This recent article about business from America Magazine is an excellent reminder of the important and beneficial role that business plays in the progress of our modern world.

An excerpt.

Many American Catholics are deeply concerned about business, and especially about large corporations. Readers of America have posted comments online: “Today’s businesses, especially large corporate businesses, focus on one thing, and one thing only…the Profit motive,” and “The maw of [corporations’] covetousness knows no end,” and “Capitalism, as it is practiced in the USA, is condemned by Scripture, papal encyclicals, episcopal letters, etc.” These sentiments are not limited to spontaneous comments in some late-night debate. Theologians and chaplains raise similar criticisms in the media and on campus. Social justice conferences often focus on the ways in which businesses, or capitalism in general, must be reformed if we are to raise the living standard of the poor or promote the common good.

Catholic universities find themselves at the center of the controversy. Fifty academics from across the country recently wrote to John Garvey, president of The Catholic University of America, urging him to be wary of a commitment of $1 million by the Charles Koch Foundation to the university’s new School of Business and Economics for research into the role that “principled entrepreneurship can and should play in improving society’s well-being.” The organization Faithful America launched an online petition urging Catholic University to “put academic integrity and social justice ahead of the Koch brothers’ interests.” The petition has almost 33,000 signatures.

The academics and other petitioners seem to discount the depth and diversity of experience and the eminent stature of Catholic University’s executives and trustees, who are responsible for the governance of the university, and the commitment of the university’s existing academic leadership to the church’s teaching on social justice. The concern about undue influence from this particular connection to business may be overblown, but the concern is real and reflects a deep discomfort with business among many university professors….

Career paths in business are as unpredictable as the wanderings of Odysseus. The foreign language major becomes an insurance company executive; the special education major becomes a financial advisor; the hospitality management graduate goes on to become a mid-level marketing manager. In 20 or 30 years, a few from the class of 2014 may be chief executive officers of large corporations or leaders of major divisions. One or two of them may start a Fortune 500 company that does not exist today, thereby increasing and making accessible the goods of this world and creating new sources of employment for many thousands of people. Even in those lofty promontories, they will confront dilemmas that Cardinal John Henry Newman recognized as “simple of solution in the abstract…at different times differently decided,” in which he observed, “It is no principle of sensible men, of whatever cast of opinion, to do always what is abstractly best. Where no direct duty forbids, we may be obligated to do, as being best under circumstances, what we murmur and rise against, while we do it.”

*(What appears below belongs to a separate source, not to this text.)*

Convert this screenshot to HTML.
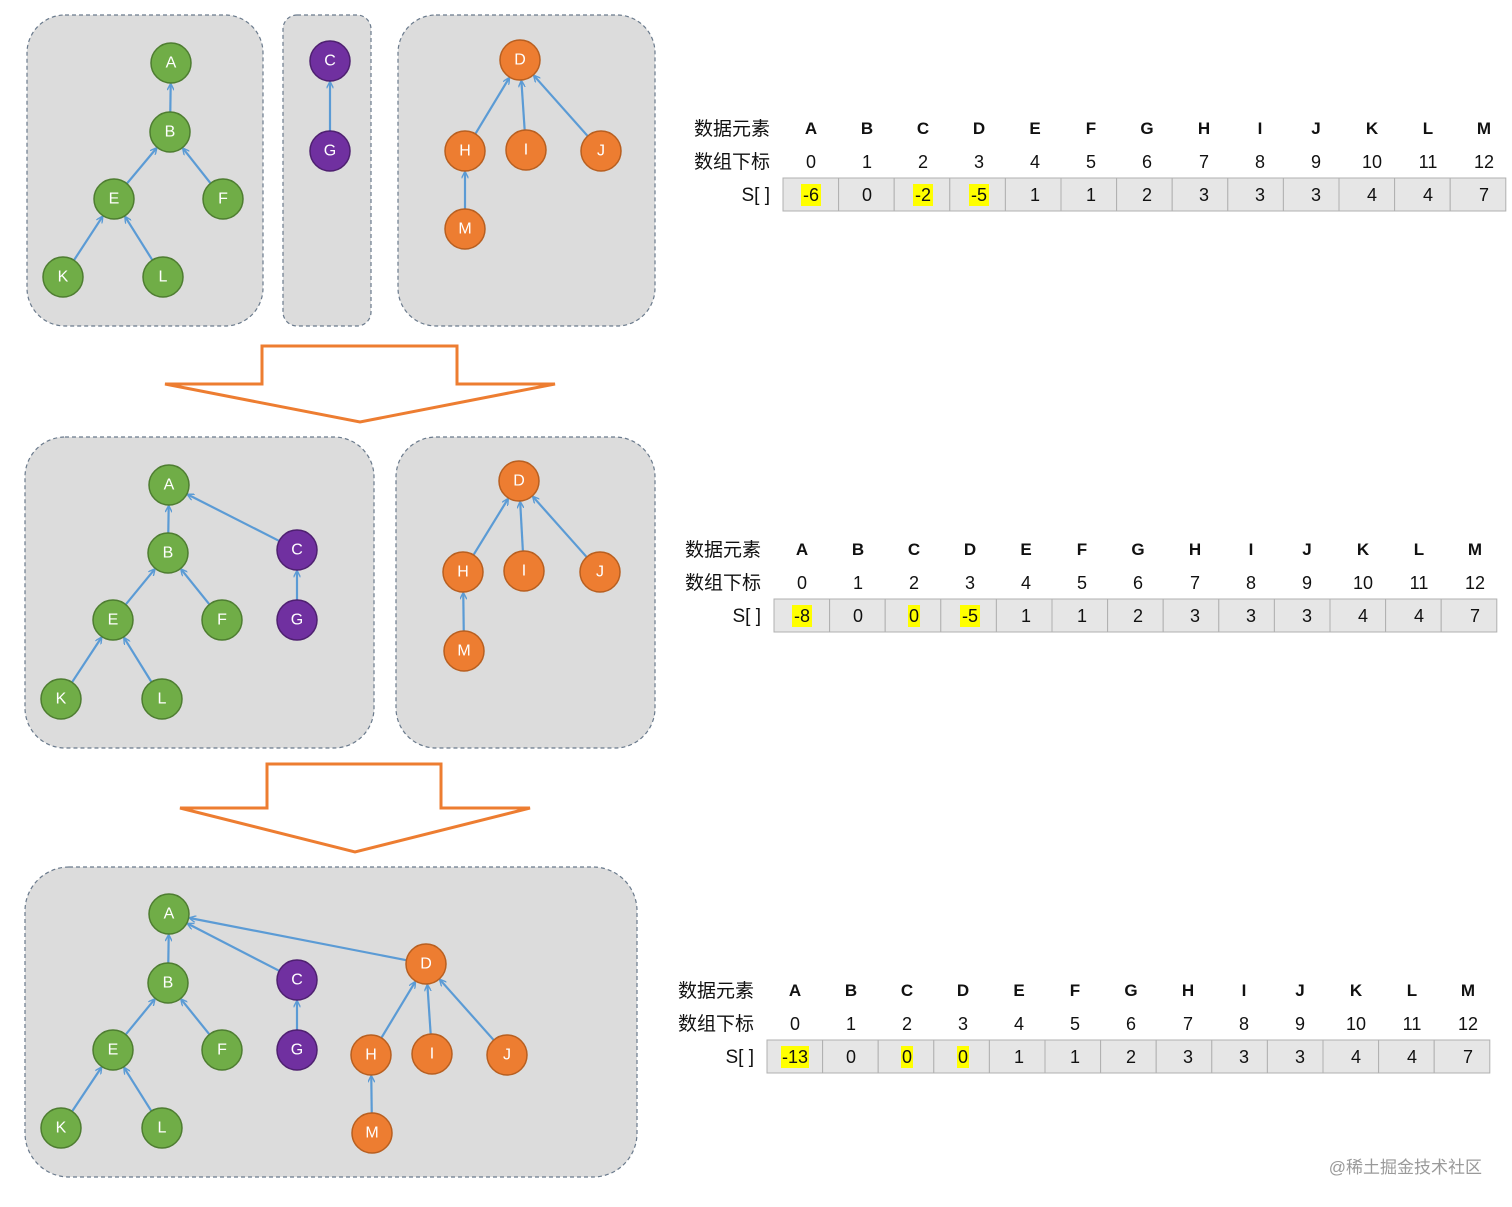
<!DOCTYPE html>
<html><head><meta charset="utf-8"><style>
html,body{margin:0;padding:0;background:#fff;}
svg{display:block;}
.n text{font-family:"Liberation Sans",sans-serif;font-size:16px;fill:#fff;text-anchor:middle;dominant-baseline:central;}
.t text{font-family:"Liberation Sans","Noto Sans CJK SC",sans-serif;font-size:18px;fill:#111;text-anchor:middle;}
.t .h{font-weight:bold;font-size:17px;}
.t .cn{font-size:19px;text-anchor:end;}
</style></head><body>
<svg id="s" width="1512" height="1207" viewBox="0 0 1512 1207" xmlns="http://www.w3.org/2000/svg">
<defs>
<marker id="ar" viewBox="0 0 10 10" refX="9" refY="5" markerWidth="7" markerHeight="7" orient="auto" markerUnits="userSpaceOnUse">
<path d="M0,0 L10,5 L0,10" fill="none" stroke="#5b9bd5" stroke-width="2"/></marker>
</defs>
<g fill="#dcdcdc" stroke="#6a7a8c" stroke-width="1.2" stroke-dasharray="4,3">
<rect x="27" y="15" width="236" height="311" rx="38"/>
<rect x="283" y="15" width="88" height="311" rx="14"/>
<rect x="398" y="15" width="257" height="311" rx="38"/>
<rect x="25" y="437" width="349" height="311" rx="40"/>
<rect x="396" y="437" width="259" height="311" rx="40"/>
<rect x="25" y="867" width="612" height="310" rx="44"/>
</g>
<g fill="#fff" stroke="#ed7d31" stroke-width="3">
<polygon points="262,346 457,346 457,384 555,384 360,422 165,384 262,384"/>
<polygon points="267,764 441,764 441,808 530,808 355,852 180,808 267,808"/>
</g>
<g id="edges" stroke="#5b9bd5" stroke-width="2.2" fill="none"></g>
<g class="n" id="nodes"></g>
<g class="n">
<!-- panel1 -->
<g id="p1">
</g>
</g>
<g class="n" stroke-width="1.5">
<circle cx="171" cy="63" r="20" fill="#70ad47" stroke="#4e7d31"/><text x="171" y="63">A</text>
<circle cx="170" cy="132" r="20" fill="#70ad47" stroke="#4e7d31"/><text x="170" y="132">B</text>
<circle cx="114" cy="199" r="20" fill="#70ad47" stroke="#4e7d31"/><text x="114" y="199">E</text>
<circle cx="223" cy="199" r="20" fill="#70ad47" stroke="#4e7d31"/><text x="223" y="199">F</text>
<circle cx="63" cy="277" r="20" fill="#70ad47" stroke="#4e7d31"/><text x="63" y="277">K</text>
<circle cx="163" cy="277" r="20" fill="#70ad47" stroke="#4e7d31"/><text x="163" y="277">L</text>
<circle cx="330" cy="61" r="20" fill="#7030a0" stroke="#4e2070"/><text x="330" y="61">C</text>
<circle cx="330" cy="151" r="20" fill="#7030a0" stroke="#4e2070"/><text x="330" y="151">G</text>
<circle cx="520" cy="60" r="20" fill="#ed7d31" stroke="#b85f20"/><text x="520" y="60">D</text>
<circle cx="465" cy="151" r="20" fill="#ed7d31" stroke="#b85f20"/><text x="465" y="151">H</text>
<circle cx="526" cy="150" r="20" fill="#ed7d31" stroke="#b85f20"/><text x="526" y="150">I</text>
<circle cx="601" cy="151" r="20" fill="#ed7d31" stroke="#b85f20"/><text x="601" y="151">J</text>
<circle cx="465" cy="229" r="20" fill="#ed7d31" stroke="#b85f20"/><text x="465" y="229">M</text>

<circle cx="169" cy="485" r="20" fill="#70ad47" stroke="#4e7d31"/><text x="169" y="485">A</text>
<circle cx="168" cy="553" r="20" fill="#70ad47" stroke="#4e7d31"/><text x="168" y="553">B</text>
<circle cx="113" cy="620" r="20" fill="#70ad47" stroke="#4e7d31"/><text x="113" y="620">E</text>
<circle cx="222" cy="620" r="20" fill="#70ad47" stroke="#4e7d31"/><text x="222" y="620">F</text>
<circle cx="61" cy="699" r="20" fill="#70ad47" stroke="#4e7d31"/><text x="61" y="699">K</text>
<circle cx="162" cy="699" r="20" fill="#70ad47" stroke="#4e7d31"/><text x="162" y="699">L</text>
<circle cx="297" cy="550" r="20" fill="#7030a0" stroke="#4e2070"/><text x="297" y="550">C</text>
<circle cx="297" cy="620" r="20" fill="#7030a0" stroke="#4e2070"/><text x="297" y="620">G</text>
<circle cx="519" cy="481" r="20" fill="#ed7d31" stroke="#b85f20"/><text x="519" y="481">D</text>
<circle cx="463" cy="572" r="20" fill="#ed7d31" stroke="#b85f20"/><text x="463" y="572">H</text>
<circle cx="524" cy="571" r="20" fill="#ed7d31" stroke="#b85f20"/><text x="524" y="571">I</text>
<circle cx="600" cy="572" r="20" fill="#ed7d31" stroke="#b85f20"/><text x="600" y="572">J</text>
<circle cx="464" cy="651" r="20" fill="#ed7d31" stroke="#b85f20"/><text x="464" y="651">M</text>

<circle cx="169" cy="914" r="20" fill="#70ad47" stroke="#4e7d31"/><text x="169" y="914">A</text>
<circle cx="168" cy="983" r="20" fill="#70ad47" stroke="#4e7d31"/><text x="168" y="983">B</text>
<circle cx="113" cy="1050" r="20" fill="#70ad47" stroke="#4e7d31"/><text x="113" y="1050">E</text>
<circle cx="222" cy="1050" r="20" fill="#70ad47" stroke="#4e7d31"/><text x="222" y="1050">F</text>
<circle cx="61" cy="1128" r="20" fill="#70ad47" stroke="#4e7d31"/><text x="61" y="1128">K</text>
<circle cx="162" cy="1128" r="20" fill="#70ad47" stroke="#4e7d31"/><text x="162" y="1128">L</text>
<circle cx="297" cy="980" r="20" fill="#7030a0" stroke="#4e2070"/><text x="297" y="980">C</text>
<circle cx="297" cy="1050" r="20" fill="#7030a0" stroke="#4e2070"/><text x="297" y="1050">G</text>
<circle cx="426" cy="964" r="20" fill="#ed7d31" stroke="#b85f20"/><text x="426" y="964">D</text>
<circle cx="371" cy="1055" r="20" fill="#ed7d31" stroke="#b85f20"/><text x="371" y="1055">H</text>
<circle cx="432" cy="1054" r="20" fill="#ed7d31" stroke="#b85f20"/><text x="432" y="1054">I</text>
<circle cx="507" cy="1055" r="20" fill="#ed7d31" stroke="#b85f20"/><text x="507" y="1055">J</text>
<circle cx="372" cy="1133" r="20" fill="#ed7d31" stroke="#b85f20"/><text x="372" y="1133">M</text>
</g>

<g id="tables"></g>
<g class="t" transform="translate(0,0)">
<g id="tb1">
<g fill="#e6e6e6" stroke="#b0b0b0" stroke-width="1" id="cells1"></g>
<g fill="#ffff00"><rect x="801" y="184" width="20" height="22"/><rect x="913" y="184" width="20" height="22"/><rect x="969" y="184" width="20" height="22"/></g>
<text class="cn" x="770" y="135">数据元素</text><text class="cn" x="770" y="168">数组下标</text><text class="cn" x="770" y="201">S[ ]</text>
<text class="h" x="811" y="134">A</text><text class="h" x="867" y="134">B</text><text class="h" x="923" y="134">C</text><text class="h" x="979" y="134">D</text><text class="h" x="1035" y="134">E</text><text class="h" x="1091" y="134">F</text><text class="h" x="1147" y="134">G</text><text class="h" x="1204" y="134">H</text><text class="h" x="1260" y="134">I</text><text class="h" x="1316" y="134">J</text><text class="h" x="1372" y="134">K</text><text class="h" x="1428" y="134">L</text><text class="h" x="1484" y="134">M</text>
<text x="811" y="168">0</text><text x="867" y="168">1</text><text x="923" y="168">2</text><text x="979" y="168">3</text><text x="1035" y="168">4</text><text x="1091" y="168">5</text><text x="1147" y="168">6</text><text x="1204" y="168">7</text><text x="1260" y="168">8</text><text x="1316" y="168">9</text><text x="1372" y="168">10</text><text x="1428" y="168">11</text><text x="1484" y="168">12</text>
<text x="811" y="201">-6</text><text x="867" y="201">0</text><text x="923" y="201">-2</text><text x="979" y="201">-5</text><text x="1035" y="201">1</text><text x="1091" y="201">1</text><text x="1147" y="201">2</text><text x="1204" y="201">3</text><text x="1260" y="201">3</text><text x="1316" y="201">3</text><text x="1372" y="201">4</text><text x="1428" y="201">4</text><text x="1484" y="201">7</text>
</g>
</g>
<g class="t" transform="translate(-9,421)">
<g fill="#e6e6e6" stroke="#b0b0b0" stroke-width="1" id="cells2"></g>
<g fill="#ffff00"><rect x="801" y="184" width="20" height="22"/><rect x="917" y="184" width="12" height="22"/><rect x="969" y="184" width="20" height="22"/></g>
<text class="cn" x="770" y="135">数据元素</text><text class="cn" x="770" y="168">数组下标</text><text class="cn" x="770" y="201">S[ ]</text>
<text class="h" x="811" y="134">A</text><text class="h" x="867" y="134">B</text><text class="h" x="923" y="134">C</text><text class="h" x="979" y="134">D</text><text class="h" x="1035" y="134">E</text><text class="h" x="1091" y="134">F</text><text class="h" x="1147" y="134">G</text><text class="h" x="1204" y="134">H</text><text class="h" x="1260" y="134">I</text><text class="h" x="1316" y="134">J</text><text class="h" x="1372" y="134">K</text><text class="h" x="1428" y="134">L</text><text class="h" x="1484" y="134">M</text>
<text x="811" y="168">0</text><text x="867" y="168">1</text><text x="923" y="168">2</text><text x="979" y="168">3</text><text x="1035" y="168">4</text><text x="1091" y="168">5</text><text x="1147" y="168">6</text><text x="1204" y="168">7</text><text x="1260" y="168">8</text><text x="1316" y="168">9</text><text x="1372" y="168">10</text><text x="1428" y="168">11</text><text x="1484" y="168">12</text>
<text x="811" y="201">-8</text><text x="867" y="201">0</text><text x="923" y="201">0</text><text x="979" y="201">-5</text><text x="1035" y="201">1</text><text x="1091" y="201">1</text><text x="1147" y="201">2</text><text x="1204" y="201">3</text><text x="1260" y="201">3</text><text x="1316" y="201">3</text><text x="1372" y="201">4</text><text x="1428" y="201">4</text><text x="1484" y="201">7</text>
</g>
<g class="t" transform="translate(-16,862)">
<g fill="#e6e6e6" stroke="#b0b0b0" stroke-width="1" id="cells3"></g>
<g fill="#ffff00"><rect x="797" y="184" width="28" height="22"/><rect x="917" y="184" width="12" height="22"/><rect x="973" y="184" width="12" height="22"/></g>
<text class="cn" x="770" y="135">数据元素</text><text class="cn" x="770" y="168">数组下标</text><text class="cn" x="770" y="201">S[ ]</text>
<text class="h" x="811" y="134">A</text><text class="h" x="867" y="134">B</text><text class="h" x="923" y="134">C</text><text class="h" x="979" y="134">D</text><text class="h" x="1035" y="134">E</text><text class="h" x="1091" y="134">F</text><text class="h" x="1147" y="134">G</text><text class="h" x="1204" y="134">H</text><text class="h" x="1260" y="134">I</text><text class="h" x="1316" y="134">J</text><text class="h" x="1372" y="134">K</text><text class="h" x="1428" y="134">L</text><text class="h" x="1484" y="134">M</text>
<text x="811" y="168">0</text><text x="867" y="168">1</text><text x="923" y="168">2</text><text x="979" y="168">3</text><text x="1035" y="168">4</text><text x="1091" y="168">5</text><text x="1147" y="168">6</text><text x="1204" y="168">7</text><text x="1260" y="168">8</text><text x="1316" y="168">9</text><text x="1372" y="168">10</text><text x="1428" y="168">11</text><text x="1484" y="168">12</text>
<text x="811" y="201">-13</text><text x="867" y="201">0</text><text x="923" y="201">0</text><text x="979" y="201">0</text><text x="1035" y="201">1</text><text x="1091" y="201">1</text><text x="1147" y="201">2</text><text x="1204" y="201">3</text><text x="1260" y="201">3</text><text x="1316" y="201">3</text><text x="1372" y="201">4</text><text x="1428" y="201">4</text><text x="1484" y="201">7</text>
</g>
<text x="1482" y="1173" text-anchor="end" font-family="'Liberation Sans','Noto Sans CJK SC',sans-serif" font-size="17" fill="#9a9a9a">@稀土掘金技术社区</text>
</svg>
<script>
(function(){
var NS="http://www.w3.org/2000/svg";
var E=[
[114,199,170,132],[223,199,170,132],[170,132,171,63],[63,277,114,199],[163,277,114,199],[330,151,330,61],
[465,151,520,60],[526,150,520,60],[601,151,520,60],[465,229,465,151],
[168,553,169,485],[297,550,169,485],[113,620,168,553],[222,620,168,553],[61,699,113,620],[162,699,113,620],[297,620,297,550],
[463,572,519,481],[524,571,519,481],[600,572,519,481],[464,651,463,572],
[168,983,169,914],[297,980,169,914],[426,964,169,914],[113,1050,168,983],[222,1050,168,983],[61,1128,113,1050],[162,1128,113,1050],[297,1050,297,980],
[371,1055,426,964],[432,1054,426,964],[507,1055,426,964],[372,1133,371,1055]];
var g=document.getElementById('edges');
E.forEach(function(e){var dx=e[2]-e[0],dy=e[3]-e[1],d=Math.sqrt(dx*dx+dy*dy),ux=dx/d,uy=dy/d;
var l=document.createElementNS(NS,'line');
l.setAttribute('x1',e[0]+ux*20);l.setAttribute('y1',e[1]+uy*20);
l.setAttribute('x2',e[2]-ux*21);l.setAttribute('y2',e[3]-uy*21);
l.setAttribute('marker-end','url(#ar)');g.appendChild(l);});
['cells1','cells2','cells3'].forEach(function(id){var c=document.getElementById(id);
for(var i=0;i<13;i++){var r=document.createElementNS(NS,'rect');
r.setAttribute('x',783+i*55.6);r.setAttribute('y',178);r.setAttribute('width',55.6);r.setAttribute('height',33);c.appendChild(r);}});
})();
</script>
</body></html>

In social justice work, right moves bring improvements that advance the common good and serve the poor. Wrong moves waste resources and sometimes cause real misery. Catholic universities are uniquely positioned to provide a new generation of graduates, one million of them in the next 10 years, equipped with the authentic teaching of the encyclicals and episcopal letters, a spirit of solidarity and with an understanding of business and its role in society. Reaching out to all, including today’s and tomorrow’s business leaders, in a spirit of creative concern and effective cooperation would be the best protection a university can adopt to avoid, as Pope Francis put it, “drift[ing] into a spiritual worldliness camouflaged by religious practices, unproductive meetings and empty talk” (No. 207). That would be a powerful rejection of the undue influences that threaten the essential mission of our universities, that of educating men and women who are with and for others. That would be the most effective way to enlist the services of one more noble vocation into building the world that Francis wants.